_Set exercise_
Locate the string "standalone" throughout the material and copy every line in which it occurs.

────────────────────────────────────────

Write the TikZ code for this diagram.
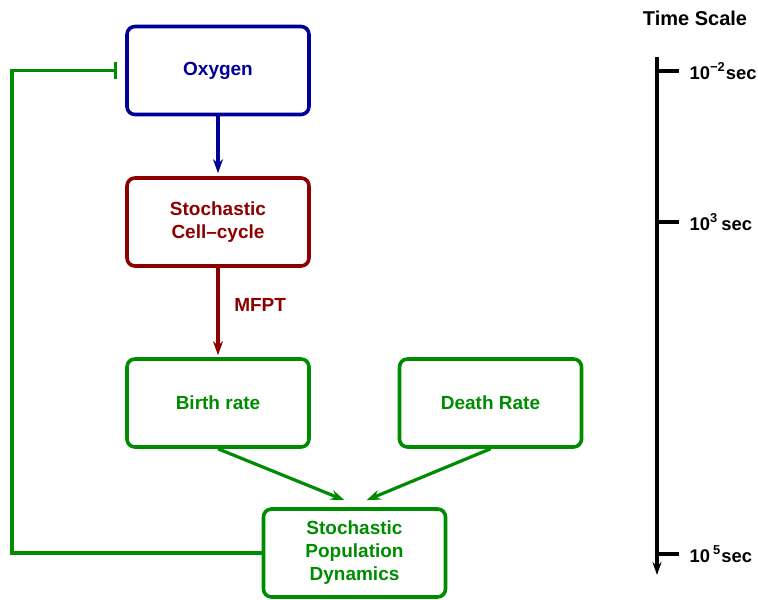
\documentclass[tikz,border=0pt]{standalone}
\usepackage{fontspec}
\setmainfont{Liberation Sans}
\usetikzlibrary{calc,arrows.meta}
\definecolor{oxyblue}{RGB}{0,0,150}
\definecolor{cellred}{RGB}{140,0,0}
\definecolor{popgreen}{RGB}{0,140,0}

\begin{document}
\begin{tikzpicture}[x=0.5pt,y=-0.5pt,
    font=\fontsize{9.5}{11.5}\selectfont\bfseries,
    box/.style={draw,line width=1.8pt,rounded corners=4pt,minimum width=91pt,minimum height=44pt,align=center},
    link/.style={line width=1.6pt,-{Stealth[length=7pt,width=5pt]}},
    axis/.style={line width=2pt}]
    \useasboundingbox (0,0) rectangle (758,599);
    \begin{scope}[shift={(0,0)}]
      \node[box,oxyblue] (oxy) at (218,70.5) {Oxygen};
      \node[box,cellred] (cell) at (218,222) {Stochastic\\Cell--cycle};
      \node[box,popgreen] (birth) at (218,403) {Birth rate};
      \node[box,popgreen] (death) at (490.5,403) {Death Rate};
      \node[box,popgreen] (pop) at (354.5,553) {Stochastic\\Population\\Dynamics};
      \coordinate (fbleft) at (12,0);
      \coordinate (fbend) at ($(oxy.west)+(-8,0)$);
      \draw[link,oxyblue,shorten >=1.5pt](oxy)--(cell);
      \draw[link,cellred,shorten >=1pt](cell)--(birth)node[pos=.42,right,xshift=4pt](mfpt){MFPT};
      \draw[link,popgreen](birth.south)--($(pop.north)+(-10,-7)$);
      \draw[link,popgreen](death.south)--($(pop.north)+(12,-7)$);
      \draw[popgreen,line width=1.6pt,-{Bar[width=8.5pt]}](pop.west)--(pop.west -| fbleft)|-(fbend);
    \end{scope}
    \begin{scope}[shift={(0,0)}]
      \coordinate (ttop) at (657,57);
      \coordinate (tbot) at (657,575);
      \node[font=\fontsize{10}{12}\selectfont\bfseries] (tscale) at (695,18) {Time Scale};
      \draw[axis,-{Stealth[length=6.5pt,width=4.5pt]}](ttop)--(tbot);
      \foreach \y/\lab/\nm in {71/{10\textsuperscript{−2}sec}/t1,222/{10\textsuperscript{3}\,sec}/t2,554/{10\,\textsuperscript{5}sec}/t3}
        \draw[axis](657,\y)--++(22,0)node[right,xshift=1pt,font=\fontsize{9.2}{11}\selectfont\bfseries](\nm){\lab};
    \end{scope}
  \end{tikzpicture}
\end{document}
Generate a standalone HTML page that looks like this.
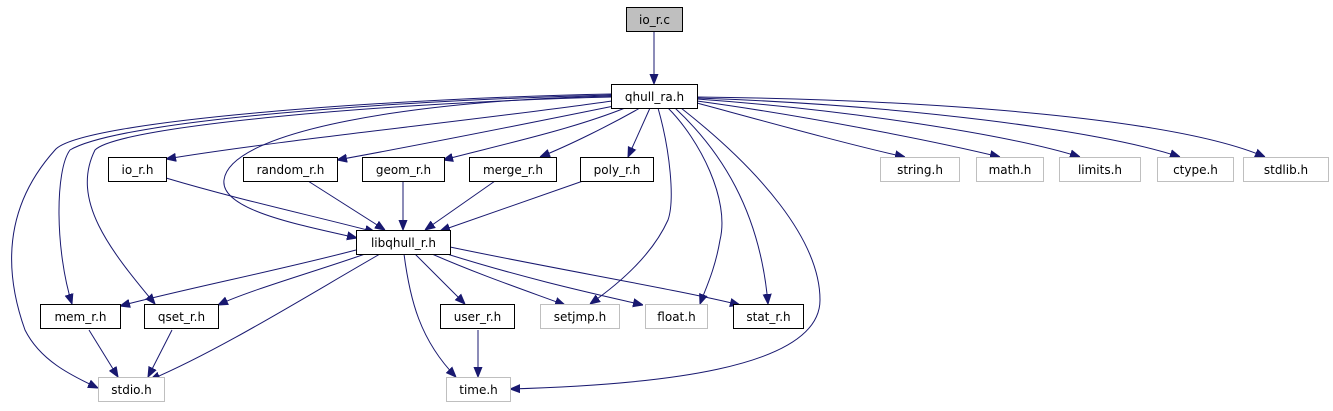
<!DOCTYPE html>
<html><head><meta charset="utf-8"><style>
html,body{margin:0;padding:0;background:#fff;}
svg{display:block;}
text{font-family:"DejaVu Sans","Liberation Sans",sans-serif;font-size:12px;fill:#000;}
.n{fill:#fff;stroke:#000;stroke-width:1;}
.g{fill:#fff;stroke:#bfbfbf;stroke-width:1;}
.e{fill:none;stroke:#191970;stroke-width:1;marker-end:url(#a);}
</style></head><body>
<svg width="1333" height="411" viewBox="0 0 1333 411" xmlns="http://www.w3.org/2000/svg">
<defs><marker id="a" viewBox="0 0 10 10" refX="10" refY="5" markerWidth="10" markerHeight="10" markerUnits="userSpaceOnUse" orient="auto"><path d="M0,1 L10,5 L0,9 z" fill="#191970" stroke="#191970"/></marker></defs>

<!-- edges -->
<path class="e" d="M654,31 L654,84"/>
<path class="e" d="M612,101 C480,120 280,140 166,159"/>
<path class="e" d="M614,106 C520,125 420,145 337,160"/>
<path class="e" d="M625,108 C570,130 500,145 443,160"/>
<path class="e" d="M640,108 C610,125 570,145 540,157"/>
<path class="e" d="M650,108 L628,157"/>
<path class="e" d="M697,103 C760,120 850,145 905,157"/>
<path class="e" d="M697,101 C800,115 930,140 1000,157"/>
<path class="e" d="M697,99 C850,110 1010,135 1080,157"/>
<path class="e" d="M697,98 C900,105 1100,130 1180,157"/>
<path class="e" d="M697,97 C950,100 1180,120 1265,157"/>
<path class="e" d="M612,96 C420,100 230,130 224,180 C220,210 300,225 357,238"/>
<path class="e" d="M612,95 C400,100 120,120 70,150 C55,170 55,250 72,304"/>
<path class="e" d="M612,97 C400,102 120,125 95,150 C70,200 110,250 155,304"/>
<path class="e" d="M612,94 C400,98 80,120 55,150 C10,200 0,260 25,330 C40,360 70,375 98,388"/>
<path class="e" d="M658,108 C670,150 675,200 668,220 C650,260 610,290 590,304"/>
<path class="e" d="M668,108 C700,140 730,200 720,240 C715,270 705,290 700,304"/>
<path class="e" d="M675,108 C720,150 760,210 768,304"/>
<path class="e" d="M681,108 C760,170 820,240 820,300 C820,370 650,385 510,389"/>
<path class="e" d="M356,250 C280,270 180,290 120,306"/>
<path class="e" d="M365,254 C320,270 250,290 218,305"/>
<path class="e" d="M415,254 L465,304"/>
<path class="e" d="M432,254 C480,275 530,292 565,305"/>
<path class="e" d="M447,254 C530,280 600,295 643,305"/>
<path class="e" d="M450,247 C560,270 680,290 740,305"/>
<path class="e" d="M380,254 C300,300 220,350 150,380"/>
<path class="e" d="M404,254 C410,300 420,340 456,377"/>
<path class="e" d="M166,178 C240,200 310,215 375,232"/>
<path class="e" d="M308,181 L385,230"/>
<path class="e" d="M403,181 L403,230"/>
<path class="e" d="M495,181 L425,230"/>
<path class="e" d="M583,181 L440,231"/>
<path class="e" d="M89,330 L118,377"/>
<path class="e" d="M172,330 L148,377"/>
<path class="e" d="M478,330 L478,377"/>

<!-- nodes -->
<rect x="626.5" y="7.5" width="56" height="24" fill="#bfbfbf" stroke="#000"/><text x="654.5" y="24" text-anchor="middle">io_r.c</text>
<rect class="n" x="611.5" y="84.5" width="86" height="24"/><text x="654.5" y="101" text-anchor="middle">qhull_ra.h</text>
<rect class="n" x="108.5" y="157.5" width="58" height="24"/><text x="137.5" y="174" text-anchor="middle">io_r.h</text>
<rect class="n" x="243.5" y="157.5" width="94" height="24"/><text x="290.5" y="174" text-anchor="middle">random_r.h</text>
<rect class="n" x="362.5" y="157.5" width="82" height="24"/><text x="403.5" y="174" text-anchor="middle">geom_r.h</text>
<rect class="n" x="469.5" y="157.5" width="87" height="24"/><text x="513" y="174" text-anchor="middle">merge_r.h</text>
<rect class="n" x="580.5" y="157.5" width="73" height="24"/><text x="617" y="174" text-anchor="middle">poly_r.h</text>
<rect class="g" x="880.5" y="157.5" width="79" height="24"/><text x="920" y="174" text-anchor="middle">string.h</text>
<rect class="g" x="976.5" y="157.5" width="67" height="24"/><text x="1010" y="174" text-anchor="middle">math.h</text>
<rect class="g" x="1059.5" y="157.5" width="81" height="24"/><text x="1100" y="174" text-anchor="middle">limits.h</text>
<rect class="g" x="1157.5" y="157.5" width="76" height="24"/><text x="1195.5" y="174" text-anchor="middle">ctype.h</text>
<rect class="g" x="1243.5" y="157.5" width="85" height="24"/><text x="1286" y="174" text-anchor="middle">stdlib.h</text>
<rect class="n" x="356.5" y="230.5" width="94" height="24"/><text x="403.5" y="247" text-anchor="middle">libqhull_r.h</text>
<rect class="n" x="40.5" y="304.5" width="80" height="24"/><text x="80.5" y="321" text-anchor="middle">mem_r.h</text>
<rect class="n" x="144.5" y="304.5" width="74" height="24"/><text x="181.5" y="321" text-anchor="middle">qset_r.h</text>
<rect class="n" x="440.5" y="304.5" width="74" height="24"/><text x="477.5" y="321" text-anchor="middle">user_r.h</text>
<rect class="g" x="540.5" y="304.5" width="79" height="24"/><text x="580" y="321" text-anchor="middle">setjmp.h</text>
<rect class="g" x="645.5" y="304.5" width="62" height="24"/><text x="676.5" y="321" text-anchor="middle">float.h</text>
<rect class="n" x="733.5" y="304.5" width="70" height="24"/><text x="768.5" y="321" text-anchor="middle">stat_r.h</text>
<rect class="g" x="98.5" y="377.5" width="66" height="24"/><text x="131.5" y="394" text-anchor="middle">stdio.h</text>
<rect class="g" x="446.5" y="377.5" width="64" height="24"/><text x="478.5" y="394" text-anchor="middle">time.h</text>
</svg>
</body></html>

────────────────────────────────────────

_Correct response_
\documentclass[tikz,border=0pt]{standalone}
Generate a standalone HTML page that looks like this.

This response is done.